**Aim**
Do not include the pictures; repeat the rest of the data exactly.

**Dataset content**
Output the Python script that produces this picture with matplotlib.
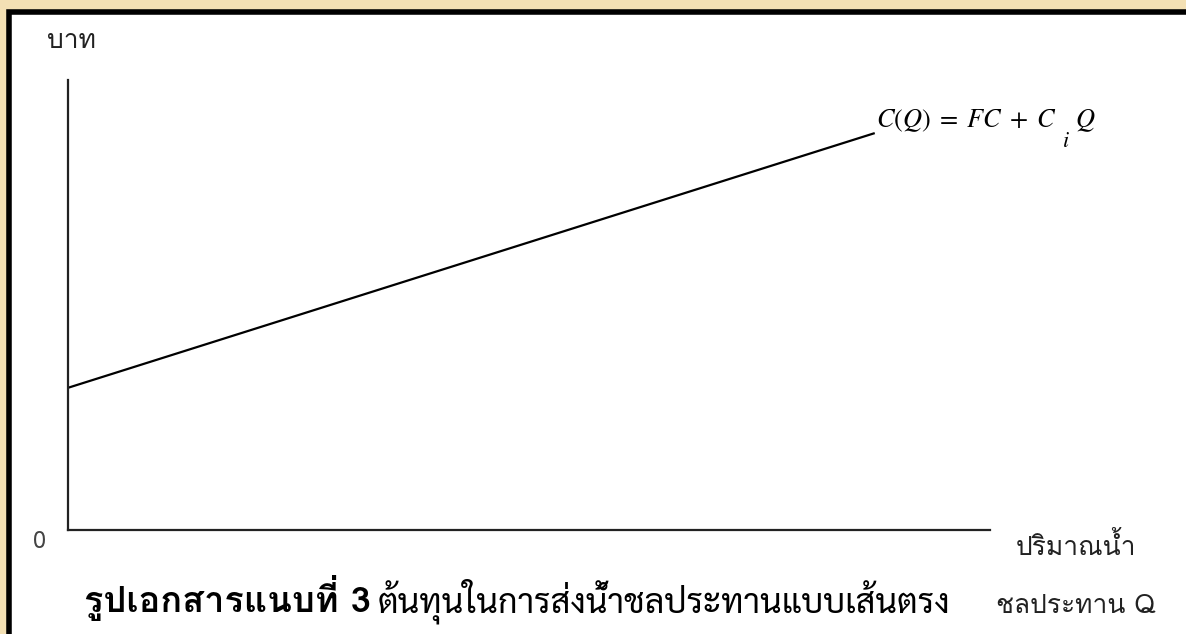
import matplotlib
matplotlib.use("Agg")
import matplotlib.pyplot as plt
from matplotlib.patches import Rectangle, Circle

plt.rcParams['mathtext.fontset'] = 'stix'

# cost line (axes run 0..100 both ways)
q_values = [0, 87.5]
cost_values = [31.6, 88.2]

y_label = "บาท"
x_label_top = "ปริมาณน้ำ"
x_label_bottom = "ชลประทาน Q"
origin_label = "0"
equation_left = r"$C(Q)\;=\;FC\;+\;C$"
equation_sub = r"$i$"
equation_right = r"$Q$"
caption_bold = "รูปเอกสารแนบที่ 3"
caption_rest = "ต้นทุนในการส่งน้ำชลประทานแบบเส้นตรง"

W, H = 1186, 634
fig = plt.figure(figsize=(W / 100, H / 100), dpi=100, facecolor='#f3e0b4')


def fx(x):
    return x / W


def fy(y):
    return 1 - y / H


# background decoration and the white framed panel
fig.patches.append(Circle((fx(25), fy(-45)), 0.055, transform=fig.transFigure,
                          facecolor='#f7ebcc', edgecolor='#e6cf9a', lw=1, zorder=-2))
fig.patches.append(Rectangle((fx(8.5), fy(700)), fx(1300), fy(12.5) - fy(700),
                             transform=fig.transFigure, facecolor='white',
                             edgecolor='black', lw=4, zorder=-1))

ax = fig.add_axes([fx(68), fy(530), fx(990) - fx(68), fy(80) - fy(530)])
ax.set_zorder(2)
ax.set_facecolor('none')
ax.plot(q_values, cost_values, color='black', lw=1.6, solid_capstyle='butt')
ax.set_xlim(0, 100)
ax.set_ylim(0, 100)
ax.set_xticks([])
ax.set_yticks([])
for side in ['top', 'right']:
    ax.spines[side].set_visible(False)
for side in ['left', 'bottom']:
    ax.spines[side].set_linewidth(1.6)
    ax.spines[side].set_color('#222222')

label_font = ['Loma', 'DejaVu Sans']
fig.text(fx(71), fy(41), y_label, ha='center', va='center', fontsize=19,
         family=label_font, color='#222222')
fig.text(fx(40), fy(542), origin_label, ha='center', va='center', fontsize=17,
         family=label_font, color='#444444')
fig.text(fx(1076), fy(555), x_label_top, ha='center', va='baseline', fontsize=19,
         family=label_font, color='#222222')
fig.text(fx(1076), fy(613), x_label_bottom, ha='center', va='baseline', fontsize=19,
         family=label_font, color='#222222')

fig.text(fx(876), fy(127), equation_left, ha='left', va='baseline', fontsize=19)
fig.text(fx(1062), fy(147), equation_sub, ha='left', va='baseline', fontsize=16)
fig.text(fx(1075), fy(127), equation_right, ha='left', va='baseline', fontsize=19)

fig.text(fx(84), fy(612), caption_bold, ha='left', va='baseline', fontsize=26,
         family=['Loma', 'Sarabun', 'DejaVu Sans'], fontweight='bold')
fig.text(fx(378), fy(612), caption_rest, ha='left', va='baseline', fontsize=24.5,
         family=['Sarabun', 'DejaVu Sans'])

fig.savefig("out.png", dpi=100, facecolor=fig.get_facecolor())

**Response**
Output the Python script that produces this picture with matplotlib.
import matplotlib
matplotlib.use("Agg")
import matplotlib.pyplot as plt
from matplotlib.patches import Rectangle, Circle

plt.rcParams['mathtext.fontset'] = 'stix'

# cost line (axes run 0..100 both ways)
q_values = [0, 87.5]
cost_values = [31.6, 88.2]

y_label = "บาท"
x_label_top = "ปริมาณน้ำ"
x_label_bottom = "ชลประทาน Q"
origin_label = "0"
equation_left = r"$C(Q)\;=\;FC\;+\;C$"
equation_sub = r"$i$"
equation_right = r"$Q$"
caption_bold = "รูปเอกสารแนบที่ 3"
caption_rest = "ต้นทุนในการส่งน้ำชลประทานแบบเส้นตรง"

W, H = 1186, 634
fig = plt.figure(figsize=(W / 100, H / 100), dpi=100, facecolor='#f3e0b4')


def fx(x):
    return x / W


def fy(y):
    return 1 - y / H


# background decoration and the white framed panel
fig.patches.append(Circle((fx(25), fy(-45)), 0.055, transform=fig.transFigure,
                          facecolor='#f7ebcc', edgecolor='#e6cf9a', lw=1, zorder=-2))
fig.patches.append(Rectangle((fx(8.5), fy(700)), fx(1300), fy(12.5) - fy(700),
                             transform=fig.transFigure, facecolor='white',
                             edgecolor='black', lw=4, zorder=-1))

ax = fig.add_axes([fx(68), fy(530), fx(990) - fx(68), fy(80) - fy(530)])
ax.set_zorder(2)
ax.set_facecolor('none')
ax.plot(q_values, cost_values, color='black', lw=1.6, solid_capstyle='butt')
ax.set_xlim(0, 100)
ax.set_ylim(0, 100)
ax.set_xticks([])
ax.set_yticks([])
for side in ['top', 'right']:
    ax.spines[side].set_visible(False)
for side in ['left', 'bottom']:
    ax.spines[side].set_linewidth(1.6)
    ax.spines[side].set_color('#222222')

label_font = ['Loma', 'DejaVu Sans']
fig.text(fx(71), fy(41), y_label, ha='center', va='center', fontsize=19,
         family=label_font, color='#222222')
fig.text(fx(40), fy(542), origin_label, ha='center', va='center', fontsize=17,
         family=label_font, color='#444444')
fig.text(fx(1076), fy(555), x_label_top, ha='center', va='baseline', fontsize=19,
         family=label_font, color='#222222')
fig.text(fx(1076), fy(613), x_label_bottom, ha='center', va='baseline', fontsize=19,
         family=label_font, color='#222222')

fig.text(fx(876), fy(127), equation_left, ha='left', va='baseline', fontsize=19)
fig.text(fx(1062), fy(147), equation_sub, ha='left', va='baseline', fontsize=16)
fig.text(fx(1075), fy(127), equation_right, ha='left', va='baseline', fontsize=19)

fig.text(fx(84), fy(612), caption_bold, ha='left', va='baseline', fontsize=26,
         family=['Loma', 'Sarabun', 'DejaVu Sans'], fontweight='bold')
fig.text(fx(378), fy(612), caption_rest, ha='left', va='baseline', fontsize=24.5,
         family=['Sarabun', 'DejaVu Sans'])

fig.savefig("out.png", dpi=100, facecolor=fig.get_facecolor())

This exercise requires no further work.